I found the perfect wall for this piece of art to go. I’d label it: a little too late.

I didn’t say anything. Just stared at him, knowing I was making him uncomfortable, but not caring. He would feel every inch of what he did, and then I would leave satisfied, clinging to the words I forgive you as my trophy.

“I had no business coming between you and Hudson. I see that now. I know what you and I had was nothing more than friendship. I was forcing the idea to be with me on you. I should have stepped down when he came back, but what I had with him was already so fragile… I didn’t want another reason to resent him.”

“Why did you resent him?” I asked, leaning forward on my elbows. I was a lioness ready to pounce. “Because he took care of you? Because he put his dreams on hold, so you could figure out yours?” I paused, a finger to my mouth in snide thought. “Oh, wait… it was because he was angry with you for wanting to chase your crazy, piece-of-shit father down into the woods when it was time for you to put your grown-up pants on and face the real world.

“You know what, Silas? I’ve had a lot of time to think since you put a wedge between us, and what I’ve come to realize is that you’re as selfish as your father. The world is supposed to stop and start when you decide. You have a spoiled mentality, still waiting for your big brother to bail you out. But what about him? Have you ever stopped and thought about his happiness? Have you ever thought about how quickly he’s sidelined his life, his emotions, so he could take care of yours? Just like everyone in your life has to?”

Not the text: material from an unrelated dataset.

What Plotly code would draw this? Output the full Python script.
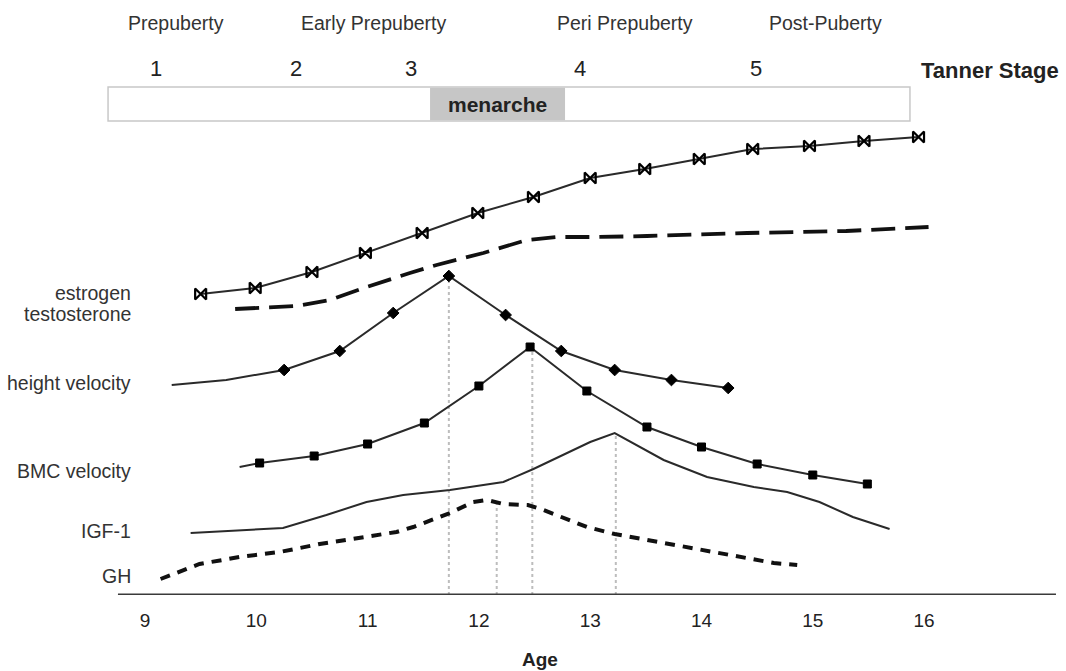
import plotly.graph_objects as go

# ---------------- data (age in years, level in arbitrary schematic units) ----------------
ages_ticks = [9, 10, 11, 12, 13, 14, 15, 16]

estrogen_x = [9.5, 9.99, 10.5, 10.98, 11.49, 11.99, 12.49, 13.0, 13.49, 13.98, 14.46, 14.97, 15.46, 15.95]
estrogen_y = [301, 307, 323, 342, 362, 382, 398, 417, 426, 436, 446, 449, 454, 458]

testo_x = [9.81, 10.36, 10.66, 10.99, 11.38, 11.62, 12.04, 12.43, 12.70, 13.07, 13.51, 14.41, 15.30, 15.90, 16.04]
testo_y = [286, 289, 295, 308, 322, 330, 342, 355, 358, 358, 359, 362, 364, 368, 368]

hv_x = [9.24, 9.73, 10.25, 10.75, 11.23, 11.73, 12.24, 12.74, 13.22, 13.73, 14.24]
hv_y = [210, 215, 225, 244, 282, 319, 280, 244, 225, 215, 207]
hv_marked = [False, False, True, True, True, True, True, True, True, True, True]

bmc_x = [9.85, 10.03, 10.52, 11.0, 11.51, 12.0, 12.46, 12.97, 13.51, 14.0, 14.50, 15.0, 15.49]
bmc_y = [128, 132, 139, 151, 172, 209, 248, 204, 168, 148, 131, 120, 111]
bmc_marked = [False] + [True] * 12

igf_x = [9.41, 10.24, 10.63, 10.99, 11.32, 11.74, 12.22, 12.49, 13.00, 13.22, 13.66, 14.05, 14.47, 14.77, 15.06, 15.36, 15.69]
igf_y = [62, 67, 80, 93, 100, 105, 113, 126, 153, 162, 135, 118, 108, 103, 93, 78, 66]

gh_x = [9.14, 9.34, 9.49, 9.85, 10.21, 10.57, 10.90, 11.26, 11.41, 11.74, 11.95, 12.07, 12.22, 12.44, 12.58,
        12.97, 13.22, 13.57, 13.93, 14.29, 14.65, 14.86]
gh_y = [16, 25, 31, 38, 43, 51, 57, 63, 68, 82, 93, 95, 91, 90, 85, 68, 61, 54, 47, 40, 32, 30]

vline_ages = [11.73, 12.16, 12.48, 13.23]
vline_tops = [319, 92, 248, 162]

phase_labels = ["Prepuberty", "Early Prepuberty", "Peri Prepuberty", "Post-Puberty"]
phase_x = [9.28, 11.05, 13.31, 15.11]

tanner_labels = ["1", "2", "3", "4", "5"]
tanner_x = [9.095, 10.36, 11.39, 12.91, 14.49]

series_labels = ["estrogen", "testosterone", "height velocity", "BMC velocity", "IGF-1", "GH"]
series_label_y = [302, 281, 212, 124, 64, 19]

# ---------------- figure ----------------
FONT = "Liberation Sans, Arial, Helvetica, sans-serif"
LINE = "#2a2a2a"
TXT = "#333333"

fig = go.Figure()

# dotted reference lines
for a, top in zip(vline_ages, vline_tops):
    fig.add_trace(go.Scatter(x=[a, a], y=[0, top], mode="lines",
                             line=dict(color="#bdbdbd", width=2, dash="dot"),
                             hoverinfo="skip", showlegend=False))

fig.add_trace(go.Scatter(x=estrogen_x, y=estrogen_y, mode="lines+markers",
                         line=dict(color=LINE, width=2),
                         marker=dict(symbol="bowtie-open", size=11, color="#000000", opacity=1,
                                     line=dict(width=2.2, color="#000000")),
                         showlegend=False))

fig.add_trace(go.Scatter(x=testo_x, y=testo_y, mode="lines",
                         line=dict(color="#111111", width=3.8, dash="24px,10px"),
                         showlegend=False))

fig.add_trace(go.Scatter(x=hv_x, y=hv_y, mode="lines+markers",
                         line=dict(color=LINE, width=2),
                         marker=dict(symbol="diamond", color="#000000", opacity=1,
                                     line=dict(width=1, color="#000000"),
                                     size=[9 if m else 0 for m in hv_marked]),
                         showlegend=False))

fig.add_trace(go.Scatter(x=bmc_x, y=bmc_y, mode="lines+markers",
                         line=dict(color=LINE, width=2),
                         marker=dict(symbol="square", color="#000000", opacity=1,
                                     line=dict(width=1, color="#000000"),
                                     size=[8 if m else 0 for m in bmc_marked]),
                         showlegend=False))

fig.add_trace(go.Scatter(x=igf_x, y=igf_y, mode="lines",
                         line=dict(color=LINE, width=2), showlegend=False))

fig.add_trace(go.Scatter(x=gh_x, y=gh_y, mode="lines",
                         line=dict(color="#111111", width=4, dash="10px,8px"), showlegend=False))

annotations = []
for t, xv in zip(phase_labels, phase_x):
    annotations.append(dict(x=xv, y=572, text=t, showarrow=False, xanchor="center", yanchor="middle",
                            font=dict(family=FONT, size=19.5, color=TXT)))
for t, xv in zip(tanner_labels, tanner_x):
    annotations.append(dict(x=xv, y=527, text=t, showarrow=False, xanchor="center", yanchor="middle",
                            font=dict(family=FONT, size=22, color="#222222")))
annotations.append(dict(x=15.95, y=525, text="<b>Tanner Stage</b>", showarrow=False, xanchor="left",
                        yanchor="middle", font=dict(family=FONT, size=22, color="#222222")))
annotations.append(dict(x=12.167, y=491, text="<b>menarche</b>", showarrow=False, xanchor="center",
                        yanchor="middle", font=dict(family=FONT, size=21, color="#222222")))
for t, yv in zip(series_labels, series_label_y):
    annotations.append(dict(x=8.892, y=yv, text=t, showarrow=False, xanchor="right", yanchor="middle",
                            font=dict(family=FONT, size=19.5, color=TXT)))
annotations.append(dict(x=12.55, xref="x", y=-0.1076, yref="paper", text="<b>Age</b>", showarrow=False,
                        xanchor="center", yanchor="middle",
                        font=dict(family=FONT, size=19, color="#222222")))

shapes = [
    # stage bar
    dict(type="rect", xref="x", yref="y", x0=8.668, x1=15.873, y0=474, y1=508,
         line=dict(color="#c8c8c8", width=1.5), fillcolor="white", layer="below"),
    dict(type="rect", xref="x", yref="y", x0=11.561, x1=12.774, y0=474.8, y1=507.2,
         line=dict(width=0), fillcolor="#c6c6c6", layer="below"),
    # baseline axis
    dict(type="line", xref="x", yref="y", x0=8.757, x1=17.185, y0=0, y1=0,
         line=dict(color="#3a3a3a", width=3)),
]

fig.update_layout(
    width=1066, height=671,
    margin=dict(l=0, r=0, t=0, b=76),
    paper_bgcolor="white", plot_bgcolor="white",
    showlegend=False,
    annotations=annotations,
    shapes=shapes,
    xaxis=dict(range=[7.6972, 17.275], tickvals=ages_ticks, ticktext=[str(a) for a in ages_ticks],
               showgrid=False, zeroline=False, showline=False, ticks="",
               tickfont=dict(family=FONT, size=19, color="#222222"), ticklabelstandoff=12,
               fixedrange=True),
    yaxis=dict(range=[0, 595], visible=False, fixedrange=True),
)

fig.write_html("out.html")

I stood up and grabbed my bag.

“I don’t know what you came here for, but if it’s forgiveness you’re seeking, you’re asking the wrong woman. I don’t blame me losing Hudson on you. I lost him on my own, when I ran from the first love I’d ever felt. I will carry that with me until my last breath. But I do blame you for ruining what you and I had. You were my best friend, and you threw it all away because you couldn’t put anyone else’s happiness above your own. Maybe Hudson and I could have worked it out. Maybe you could have seen that I was better off with him. We’ll never know. He’s moved on, and it’s time I did.” I leaned close to him. “From both of you. Have a nice life.”

He didn’t call after me when I turned and left. As I hung the painting I’d created in my mind of that last look in his eyes. Pain so sharp I wanted to cut myself with it, so I could bleed out this anger eating me alive. I stopped at the crosswalk and stared down at my shadow, glaring at me, my secrets and lies swirling in its inky darkness.

“Shut up,” I said to it, and then I crossed the street.